* Written instruction:
Identify all lines below that hold "this" and collect them.

# start of Data shown

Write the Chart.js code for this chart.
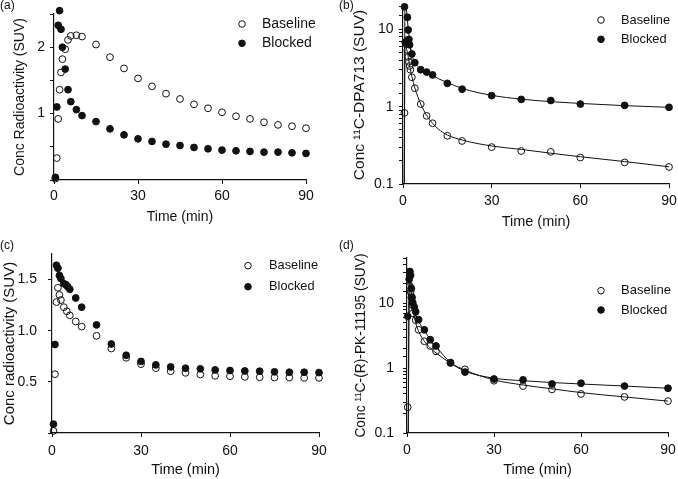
<!DOCTYPE html>
<html><head><meta charset="utf-8">
<script src="https://cdn.jsdelivr.net/npm/chart.js@4/dist/chart.umd.min.js"></script>
<style>
html,body{margin:0;padding:0;background:#fff;}
#wrap{position:relative;width:678px;height:479px;overflow:hidden;}
canvas{position:absolute;display:block;}
</style></head><body>
<div id="wrap">
<canvas id="ca" width="339" height="240" style="left:0;top:0"></canvas>
<canvas id="cb" width="339" height="240" style="left:339px;top:0"></canvas>
<canvas id="cc" width="339" height="239" style="left:0;top:240px"></canvas>
<canvas id="cd" width="339" height="239" style="left:339px;top:240px"></canvas>
</div>
<script>
// ---------- data ----------
const xTickValues = [0, 30, 60, 90];
const seriesNames = ['Baseline', 'Blocked'];

// (a) Conc radioactivity, SUV
const aBaseTime  = [0.5, 1, 1.5, 2, 2.5, 3, 4, 5, 6, 8, 10, 15, 20, 25, 30, 35, 40, 45, 50, 55, 60, 65, 70, 75, 80, 85, 90];
const aBaseline  = [0.02, 0.33, 0.92, 1.36, 1.62, 1.82, 1.97, 2.11, 2.17, 2.18, 2.16, 2.04, 1.85, 1.68, 1.53, 1.41, 1.30, 1.22, 1.14, 1.08, 1.02, 0.96, 0.92, 0.87, 0.83, 0.81, 0.78];
const aBlockTime = [0.5, 1, 1.5, 2, 2.5, 3, 4, 5, 6, 8, 10, 15, 20, 25, 30, 35, 40, 45, 50, 55, 60, 65, 70, 75, 80, 85, 90];
const aBlocked   = [0.04, 1.10, 2.33, 2.55, 2.27, 2.00, 1.67, 1.36, 1.18, 1.06, 0.97, 0.88, 0.77, 0.68, 0.62, 0.58, 0.54, 0.52, 0.49, 0.47, 0.45, 0.44, 0.43, 0.42, 0.42, 0.41, 0.40];

// (b) 11C-DPA713 parent, SUV (log)
const bBaseTime  = [0.5, 1, 1.5, 1.75, 2, 2.25, 2.5, 3, 4, 6, 8, 10, 15, 20, 30, 40, 50, 60, 75, 90];
const bBaseline  = [0.83, 6.5, 5.4, 4.4, 3.8, 3.35, 3.0, 2.4, 1.73, 1.08, 0.76, 0.61, 0.42, 0.36, 0.30, 0.267, 0.26, 0.22, 0.19, 0.166];
const bBlockTime = [0.5, 0.75, 1.5, 1.75, 2, 2.25, 3, 4, 6, 8, 10, 15, 20, 30, 40, 50, 60, 75, 90];
const bBlocked   = [19.5, 6.8, 14.3, 9.8, 7.4, 6.3, 4.8, 3.7, 3.0, 2.8, 2.57, 2.0, 1.68, 1.39, 1.24, 1.20, 1.08, 1.04, 0.98];
const bFitTime   = [0.4, 0.7, 1, 1.5, 2, 2.5, 3, 4, 5, 6, 8, 10, 12, 15, 20, 30, 40, 50, 60, 75, 90];
const bBaseFit   = [0.05, 8, 6.2, 5.0, 3.9, 3.0, 2.45, 1.75, 1.35, 1.08, 0.77, 0.61, 0.51, 0.43, 0.37, 0.31, 0.28, 0.25, 0.225, 0.195, 0.167];
const bBlockFit  = [0.05, 25, 21, 13, 8.5, 6.0, 4.7, 3.7, 3.3, 3.05, 2.78, 2.55, 2.3, 2.05, 1.72, 1.40, 1.25, 1.16, 1.10, 1.03, 0.98];

// (c) Conc radioactivity, SUV
const cBaseTime  = [0.5, 1, 1.5, 2, 2.5, 3, 4, 5, 6, 8, 10, 15, 20, 25, 30, 35, 40, 45, 50, 55, 60, 65, 70, 75, 80, 85, 90];
const cBaseline  = [0.02, 0.575, 1.28, 1.42, 1.35, 1.30, 1.23, 1.19, 1.15, 1.09, 1.04, 0.95, 0.826, 0.735, 0.673, 0.634, 0.604, 0.588, 0.572, 0.559, 0.555, 0.549, 0.545, 0.542, 0.542, 0.539, 0.539];
const cBlockTime = [0.5, 1, 1.5, 2, 2.5, 3, 4, 4.7, 5.3, 6, 8, 10, 15, 20, 25, 30, 35, 40, 45, 50, 55, 60, 65, 70, 75, 80, 85, 90];
const cBlocked   = [0.087, 0.865, 1.64, 1.61, 1.54, 1.51, 1.46, 1.45, 1.43, 1.405, 1.32, 1.23, 1.057, 0.87, 0.76, 0.70, 0.666, 0.646, 0.633, 0.627, 0.617, 0.611, 0.607, 0.604, 0.598, 0.594, 0.594, 0.591];

// (d) 11C-(R)-PK-11195 parent, SUV (log)
const dBaseTime  = [0.25, 1, 1.25, 1.5, 1.75, 2, 3, 4, 6, 8, 10, 15, 20, 30, 40, 50, 60, 75, 90];
const dBaseline  = [0.25, 18.5, 15, 12.3, 9.5, 7.0, 5.5, 3.9, 2.6, 2.2, 1.82, 1.2, 0.96, 0.64, 0.53, 0.47, 0.40, 0.36, 0.31];
const dBlockTime = [0.25, 0.75, 1, 1.25, 1.5, 1.75, 2, 2.5, 3, 4, 6, 8, 10, 15, 20, 30, 40, 50, 60, 75, 90];
const dBlocked   = [6.3, 23.5, 31, 27, 17, 12.3, 10.2, 8.8, 7.4, 5.6, 3.9, 2.75, 2.2, 1.22, 0.87, 0.68, 0.66, 0.57, 0.585, 0.53, 0.49];
const dFitTime   = [0.4, 0.8, 1.2, 1.5, 2, 3, 4, 6, 8, 10, 15, 20, 30, 40, 50, 60, 75, 90];
const dBaseFit   = [0.05, 25, 18, 13, 8.5, 5.0, 3.7, 2.6, 2.05, 1.72, 1.2, 0.93, 0.66, 0.55, 0.48, 0.42, 0.36, 0.31];
const dBlockFit  = [0.05, 32, 28, 18, 11, 7.0, 5.3, 3.8, 2.75, 2.15, 1.22, 0.90, 0.70, 0.64, 0.60, 0.57, 0.53, 0.49];

// ---------- rendering ----------
const FONT = '"Liberation Sans", Arial, Helvetica, sans-serif';
const INK = '#111';
Chart.defaults.font.family = FONT;
Chart.defaults.color = INK;
Chart.defaults.animation = false;

const pts = (xs, ys) => xs.map((x, i) => ({x: x, y: ys[i]}));

function pointSet(label, xs, ys, filled) {
  return {
    label: label, data: pts(xs, ys), showLine: false,
    pointRadius: 3.4, pointHoverRadius: 3.4, pointBorderWidth: 1,
    pointBorderColor: INK, pointBackgroundColor: filled ? INK : 'rgba(0,0,0,0)',
    clip: false, order: 0, isSeries: true, filled: filled
  };
}
function fitSet(label, xs, ys) {
  return {
    label: label, data: pts(xs, ys), showLine: true, pointRadius: 0, pointHoverRadius: 0,
    borderColor: INK, borderWidth: 1, cubicInterpolationMode: 'monotone', fill: false, order: 1
  };
}

const isPow10 = v => Math.abs(Math.log10(v) - Math.round(Math.log10(v))) < 1e-6;

const decor = {
  id: 'decor',
  afterDraw(chart, args, o) {
    const ctx = chart.ctx;
    ctx.save();
    ctx.fillStyle = INK;
    ctx.font = '12px ' + FONT;
    ctx.textAlign = 'left';
    ctx.textBaseline = 'alphabetic';
    ctx.fillText(o.label, 0, 9);
    let i = 0;
    chart.data.datasets.forEach(ds => {
      if (!ds.isSeries) return;
      const y = o.ly + i * o.gap;
      ctx.beginPath();
      ctx.arc(o.lx, y, 3.3, 0, Math.PI * 2);
      ctx.lineWidth = 1;
      ctx.strokeStyle = INK;
      if (ds.filled) { ctx.fillStyle = INK; ctx.fill(); }
      ctx.stroke();
      ctx.fillStyle = INK;
      ctx.font = o.lfont + 'px ' + FONT;
      ctx.textBaseline = 'middle';
      ctx.fillText(ds.label, o.tx, y);
      i++;
    });
    ctx.restore();
  }
};

function makePanel(id, p) {
  const canvas = document.getElementById(id);
  const W = canvas.width, H = canvas.height;
  const a = p.area;
  const yBase = {
    grid: {display: true, drawOnChartArea: false, drawTicks: true, tickLength: 4, tickColor: INK, tickWidth: 1},
    border: {display: true, color: INK, width: 1.2},
    title: {display: true, text: p.yTitle, font: {size: p.yTitleSize}, color: INK, padding: {top: p.yTitlePad, bottom: 0}},
    afterFit: s => { s.width = a.l; s.paddingTop = 0; s.paddingBottom = 0; }
  };
  const yScale = Object.assign({}, yBase, p.y);
  yScale.ticks = Object.assign({autoSkip: false, font: {size: p.tickSize}, color: INK, padding: p.yTickPad}, p.y.ticks || {});
  new Chart(canvas, {
    type: 'scatter',
    data: {datasets: p.datasets},
    options: {
      responsive: false, maintainAspectRatio: false, devicePixelRatio: 1,
      layout: {autoPadding: false, padding: {left: 0, top: a.t, right: W - a.r, bottom: 0}},
      plugins: {legend: {display: false}, tooltip: {enabled: false}, decor: p.decor},
      scales: {
        x: {
          type: 'linear', min: 0, max: 90,
          afterBuildTicks: s => { s.ticks = xTickValues.map(v => ({value: v})); },
          ticks: {autoSkip: false, maxRotation: 0, font: {size: p.tickSize}, color: INK, padding: p.xTickPad},
          grid: {display: true, drawOnChartArea: false, drawTicks: true, tickLength: 4, tickColor: INK, tickWidth: 1},
          border: {display: true, color: INK, width: 1.2},
          title: {display: true, text: 'Time (min)', font: {size: p.xTitleSize}, color: INK, padding: {top: 0, bottom: p.xTitlePad}},
          afterFit: s => { s.height = H - a.b; s.paddingLeft = 0; s.paddingRight = 0; }
        },
        y: yScale
      }
    },
    plugins: [decor]
  });
}

makePanel('ca', {
  area: {l: 54, t: 14, r: 306, b: 180},
  yTitle: 'Conc Radioactivity (SUV)', yTitleSize: 14, xTitleSize: 14, tickSize: 14,
  yTitlePad: 11.6, xTitlePad: 14, yTickPad: 5, xTickPad: 3.5,
  y: {type: 'linear', min: 0, max: 2.5,
      ticks: {stepSize: 0.5, callback: v => (Math.abs(v - 1) < 1e-9 || Math.abs(v - 2) < 1e-9) ? String(v) : ''}},
  datasets: [pointSet(seriesNames[0], aBaseTime, aBaseline, false), pointSet(seriesNames[1], aBlockTime, aBlocked, true)],
  decor: {label: '(a)', lx: 242, tx: 262, ly: 24, gap: 19.3, lfont: 14}
});

makePanel('cb', {
  area: {l: 64, t: 6, r: 330, b: 184},
  yTitle: 'Conc \u00B9\u00B9C-DPA713 (SUV)', yTitleSize: 15.5, xTitleSize: 14.5, tickSize: 14,
  yTitlePad: 11.5, xTitlePad: 9, yTickPad: 5.5, xTickPad: 5,
  y: {type: 'logarithmic', min: 0.1, max: 20,
      ticks: {callback: v => isPow10(v) ? String(v) : ''}},
  datasets: [pointSet(seriesNames[0], bBaseTime, bBaseline, false), pointSet(seriesNames[1], bBlockTime, bBlocked, true),
             fitSet('Baseline fit', bFitTime, bBaseFit), fitSet('Blocked fit', bFitTime, bBlockFit)],
  decor: {label: '(b)', lx: 262, tx: 282, ly: 20, gap: 19.3, lfont: 12.8}
});

makePanel('cc', {
  area: {l: 52, t: 14, r: 319, b: 193},
  yTitle: 'Conc radioactivity (SUV)', yTitleSize: 15, xTitleSize: 14.5, tickSize: 14,
  yTitlePad: 1, xTitlePad: 0.6, yTickPad: 11, xTickPad: 6,
  y: {type: 'linear', min: 0, max: 1.75,
      afterBuildTicks: s => { s.ticks = s.ticks.filter(t => t.value <= 1.5 + 1e-9); },
      ticks: {stepSize: 0.5, callback: v => v === 0 ? '' : Number(v).toFixed(1)}},
  datasets: [pointSet(seriesNames[0], cBaseTime, cBaseline, false), pointSet(seriesNames[1], cBlockTime, cBlocked, true)],
  decor: {label: '(c)', lx: 248, tx: 269, ly: 25.7, gap: 21, lfont: 12.8}
});

makePanel('cd', {
  area: {l: 68, t: 18, r: 329, b: 193},
  yTitle: 'Conc \u00B9\u00B9C-(R)-PK-11195 (SUV)', yTitleSize: 13.8, xTitleSize: 14.5, tickSize: 14,
  yTitlePad: 13.5, xTitlePad: 0, yTickPad: 9, xTickPad: 4.6,
  y: {type: 'logarithmic', min: 0.1, max: 50,
      ticks: {callback: v => isPow10(v) ? String(v) : ''}},
  datasets: [pointSet(seriesNames[0], dBaseTime, dBaseline, false), pointSet(seriesNames[1], dBlockTime, dBlocked, true),
             fitSet('Baseline fit', dFitTime, dBaseFit), fitSet('Blocked fit', dFitTime, dBlockFit)],
  decor: {label: '(d)', lx: 262, tx: 282, ly: 50.7, gap: 19.3, lfont: 13}
});
</script>
</body></html>
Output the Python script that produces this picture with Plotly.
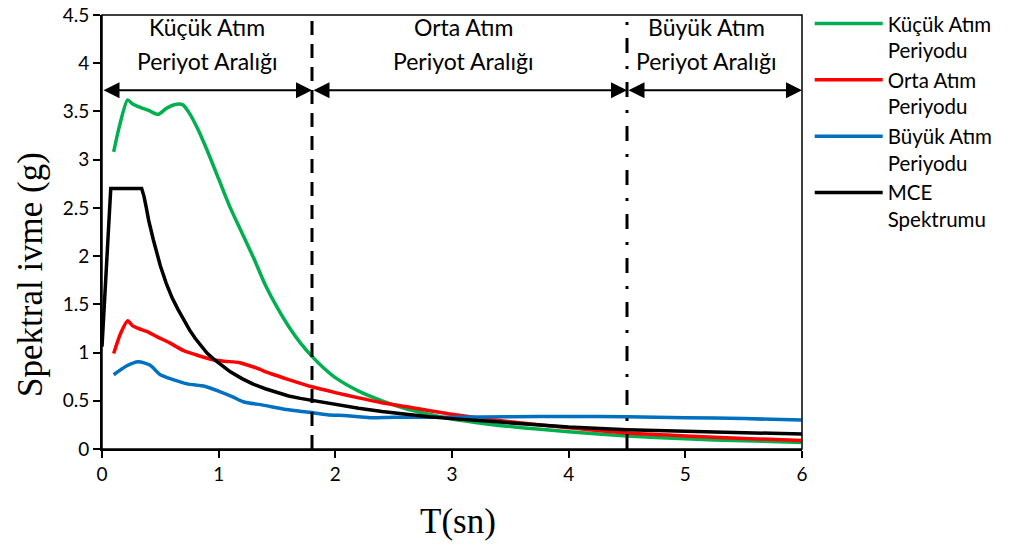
import plotly.graph_objects as go

# ---- data ----
T_kucuk = [0.1,0.15,0.22,0.26,0.31,0.4,0.48,0.55,0.62,0.69,0.75,0.82,0.9,1.0,1.1,1.2,1.3,1.4,1.5,1.6,1.7,1.8,1.9,2.0,2.2,2.4,2.6,2.8,3.0,3.3,3.6,4.0,4.5,5.0,5.5,6.0]
v_kucuk = [3.08,3.35,3.62,3.58,3.55,3.51,3.47,3.53,3.57,3.57,3.48,3.32,3.1,2.8,2.5,2.24,1.98,1.7,1.47,1.27,1.1,0.96,0.84,0.74,0.6,0.5,0.42,0.36,0.31,0.26,0.22,0.18,0.135,0.105,0.085,0.068]

T_orta = [0.1,0.16,0.22,0.26,0.31,0.4,0.47,0.58,0.7,0.81,0.95,1.05,1.18,1.3,1.45,1.6,1.8,2.0,2.2,2.4,2.6,2.8,3.0,3.3,3.6,4.0,4.5,5.0,5.5,6.0]
v_orta = [0.99,1.2,1.33,1.28,1.25,1.21,1.165,1.1,1.02,0.975,0.925,0.91,0.895,0.85,0.78,0.72,0.645,0.585,0.53,0.48,0.44,0.4,0.36,0.31,0.27,0.22,0.165,0.135,0.11,0.088]

T_buyuk = [0.1,0.21,0.31,0.41,0.5,0.61,0.73,0.88,1.01,1.12,1.21,1.38,1.58,1.78,1.93,2.1,2.3,2.5,2.8,3.0,3.5,4.0,4.5,5.0,5.5,6.0]
v_buyuk = [0.77,0.86,0.905,0.87,0.77,0.72,0.675,0.65,0.595,0.54,0.49,0.455,0.41,0.38,0.355,0.345,0.325,0.33,0.33,0.33,0.335,0.338,0.335,0.325,0.315,0.30]

T_mce = [0,0.075,0.34,0.36,0.38,0.4,0.44,0.5,0.55,0.6,0.65,0.7,0.75,0.8,0.85,0.9,0.95,1.0,1.1,1.2,1.3,1.4,1.5,1.6,1.7,1.8,1.9,2.0,2.2,2.4,2.6,2.8,3.0,3.2,3.6,4.0,4.5,5.0,5.5,6.0]
v_mce = [1.06,2.7,2.7,2.62,2.5,2.37,2.17,1.9,1.72,1.57,1.45,1.34,1.235,1.145,1.065,0.995,0.94,0.89,0.8,0.73,0.67,0.625,0.585,0.55,0.525,0.505,0.48,0.46,0.423,0.39,0.36,0.335,0.315,0.295,0.262,0.228,0.2,0.183,0.168,0.155]

series_names = ["Küçük Atım<br>Periyodu", "Orta Atım<br>Periyodu", "Büyük Atım<br>Periyodu", "MCE<br>Spektrumu"]
series_colors = ["#00B050", "#FF0000", "#0070C0", "#000000"]

region_bounds = [0, 1.8, 4.5, 6]
region_line1 = ["Küçük Atım", "Orta Atım", "Büyük Atım"]
region_line2 = ["Periyot Aralığı", "Periyot Aralığı", "Periyot Aralığı"]
region_label_x = [0.9, 3.1, 5.18]
arrow_y = 3.72
label_y1 = 4.38
label_y2 = 4.02

x_ticks = [0, 1, 2, 3, 4, 5, 6]
y_ticks = [0, 0.5, 1, 1.5, 2, 2.5, 3, 3.5, 4, 4.5]
y_tick_text = ["0", "0.5", "1", "1.5", "2", "2.5", "3", "3.5", "4", "4.5"]

x_title = "T(sn)"
y_title = "Spektral ivme (g)"

FONT = "Lato"
SERIF = "Liberation Serif"

fig = go.Figure()
data = [(T_kucuk, v_kucuk), (T_orta, v_orta), (T_buyuk, v_buyuk), (T_mce, v_mce)]
for i, (tx, vy) in enumerate(data):
    if i == 3:
        line = dict(color=series_colors[i], width=3.5, shape="linear")
    else:
        line = dict(color=series_colors[i], width=3.5, shape="spline", smoothing=0.7)
    fig.add_trace(go.Scatter(x=tx, y=vy, mode="lines", name=series_names[i], line=line))

# region boundary lines
fig.add_shape(type="line", xref="x", yref="y", x0=region_bounds[1], x1=region_bounds[1], y0=0, y1=4.5,
              line=dict(color="black", width=3, dash="14px,9px"))
fig.add_shape(type="line", xref="x", yref="y", x0=region_bounds[2], x1=region_bounds[2], y0=0, y1=4.5,
              line=dict(color="black", width=3, dash="15px,13px,3px,13px"))

# frame
fig.add_shape(type="rect", xref="paper", yref="paper", x0=0, x1=1, y0=0, y1=1,
              line=dict(color="black", width=1.5))

annotations = []
for k in range(3):
    annotations.append(dict(
        x=region_bounds[k + 1], y=arrow_y, ax=region_bounds[k], ay=arrow_y,
        xref="x", yref="y", axref="x", ayref="y", text="",
        showarrow=True, arrowhead=2, startarrowhead=2, arrowside="end+start",
        arrowwidth=2, arrowsize=1.6, startarrowsize=1.6, arrowcolor="black",
        standoff=0, startstandoff=0,
    ))
    for txt, yy in ((region_line1[k], label_y1), (region_line2[k], label_y2)):
        annotations.append(dict(
            x=region_label_x[k], y=yy, xref="x", yref="y", text=txt,
            showarrow=False, font=dict(family=FONT, size=23, color="black"),
            xanchor="center", yanchor="middle", align="center",
        ))

# axis titles
annotations.append(dict(x=0.509, y=-0.166, xref="paper", yref="paper", text=x_title, showarrow=False,
                        font=dict(family=SERIF, size=35, color="black"), xanchor="center", yanchor="middle"))
annotations.append(dict(x=-0.103, y=0.403, xref="paper", yref="paper", text=y_title, showarrow=False,
                        textangle=-90, font=dict(family=SERIF, size=35, color="black"),
                        xanchor="center", yanchor="middle"))

fig.update_layout(
    width=1011, height=545,
    margin=dict(l=102, r=209, t=15, b=96, autoexpand=False),
    paper_bgcolor="white", plot_bgcolor="white",
    font=dict(family=FONT, size=19, color="black"),
    annotations=annotations,
    showlegend=True,
    legend=dict(x=1.011, y=1.026, xanchor="left", yanchor="top", xref="paper",
                font=dict(family=FONT, size=20.5, color="black"),
                valign="top", itemwidth=68, tracegroupgap=0, bgcolor="rgba(0,0,0,0)"),
    xaxis=dict(range=[0, 6], tickvals=x_ticks, ticks="outside", ticklen=7, tickwidth=2,
               tickcolor="black", showline=True, linecolor="black", linewidth=2,
               showgrid=False, zeroline=False, tickfont=dict(family=FONT, size=19)),
    yaxis=dict(range=[0, 4.5], tickvals=y_ticks, ticktext=y_tick_text, ticks="outside", ticklen=7, tickwidth=2,
               tickcolor="black", showline=True, linecolor="black", linewidth=2,
               showgrid=False, zeroline=False, tickfont=dict(family=FONT, size=19)),
)

fig.write_html("out.html")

# end of Data shown

* Task solution:
Write the Chart.js code for this chart.
Output the Python script that produces this picture with Plotly.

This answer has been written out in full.